Michel Doneda, Jonas Kocher, Christoph Schiller - ///Grape Skin (Another Timbre, 2011)


Michel Doneda: saxophone soprano & radio
Jonas Kocher: accordéon & préparations
Christoph Schiller: épinette & objets

Quelques mots sur cet étrange trio pour finir la série printanière d'Another Timbre. Michel Doneda (très prolifique en ce début d'année) au soprano et à la radio s'associe ici à Jonas Kocher à l'accordéon et à Christoph Schiller à l'épinette (sorte de clavecin oblique aux cordes pincées par des plumes). On le voit tout de suite, la formation instrumentale à elle seule abolit de nombreuses frontières: si l'épinette renvoie aux musiques anciennes de tradition écrite, l'accordéon fait plutôt référence aux musiques populaires tandis que saxophone et radio sont facilement associés au jazz et au XXe siècle. Le titre même de l'album, ///grape skin, est aussi énigmatique et paradoxal que la réunion de ces instruments et objets, dans la mesure où la peau des fruits renvoie au monde organique et réel tandis que les slashs proviennent du monde numérique et virtuel.

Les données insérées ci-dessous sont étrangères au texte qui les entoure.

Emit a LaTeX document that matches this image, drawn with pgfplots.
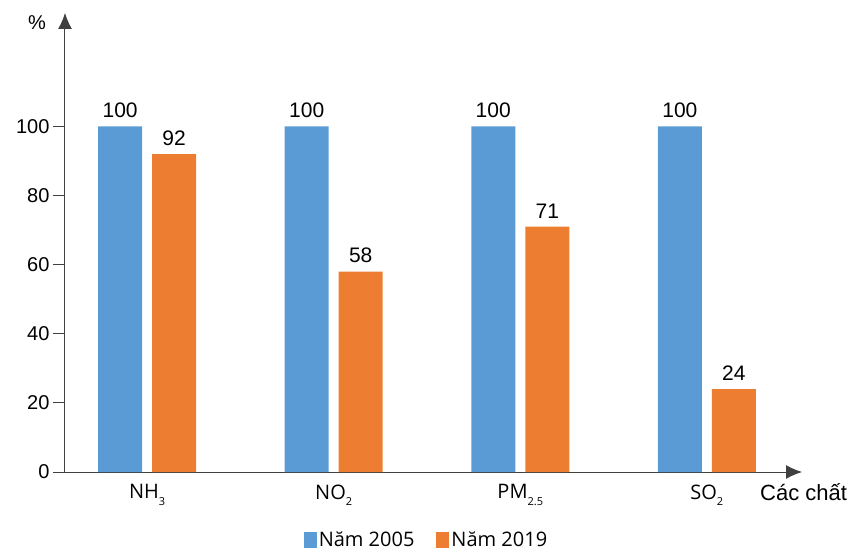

Au-delà de ces remarques introductives, regardons un peu la musique proposée par ce trio durant ces deux pièces nommées "membranes". Inutile de le préciser étant donné l'esthétique générale du label Another Timbre, on se doute facilement de l'importance accordée au timbre. La première pièce est constituée de longues nappes souvent monophoniques qui se distinguent par leur registre et leur hauteur. Ces trois nappes s'unifient sans jamais se confondre, même si le son est très homogène, nous pouvons toujours distinguer les trois sources sonores (sans nécessairement identifier la source de manière précise et individuelle). L’étendue sonore vit et se modifie à chaque modification ou fluctuation d'une des nappes, la moindre modulation donne corps à une nouvelle texture sans quitter réellement l'univers de celle qui la précède. Le temps lisse et le peu de variations d'intensité n'ont rien d'ennuyeux, nous sommes comme à l'intérieur d'un corps inerte en apparence, dont nous contemplerions la vie interne et organique, faite de flux, d'énergies et de rythmes énigmatiques.
La "seconde membrane" est composée d'interventions beaucoup plus courtes, volatiles et autonomes, mais toutes aussi marquées par la discrétion et la retenue. Si les nappes ont disparues au profit d'un discours plus dispersé et volubile, ce qui n'est pas sans modifier l'énergie du trio, la texture reste similaire et homogène, comme un écho survolté de la première pièce. Si un certain calme et une certaine sérénité sont conservés, la vie de cette "membrane" semble plus chaotique mais aussi plus organique et plus réelle car divers conflits et ententes, tensions et résolutions, apparaissent, surgissent, se résolvent et disparaissent constamment.

///grape skin refuse les barrières entre les époques, les genres, les traditions, toutes les oppositions ou confrontations sont annihilées au profit d'une musique cosmique, atemporelle et éternelle, belle au-delà de la beauté, sensible au-delà des sens, et intelligente au-delà de la raison discursive. La musique de ce trio est pleine d'attention à l'autre et à l'univers, attention à ses potentialités comme à ses difficultés qui sont toutes aménagées au profit d'une œuvre plus que collective (car il ne s'agit plus d'un collectif, mais du cosmos).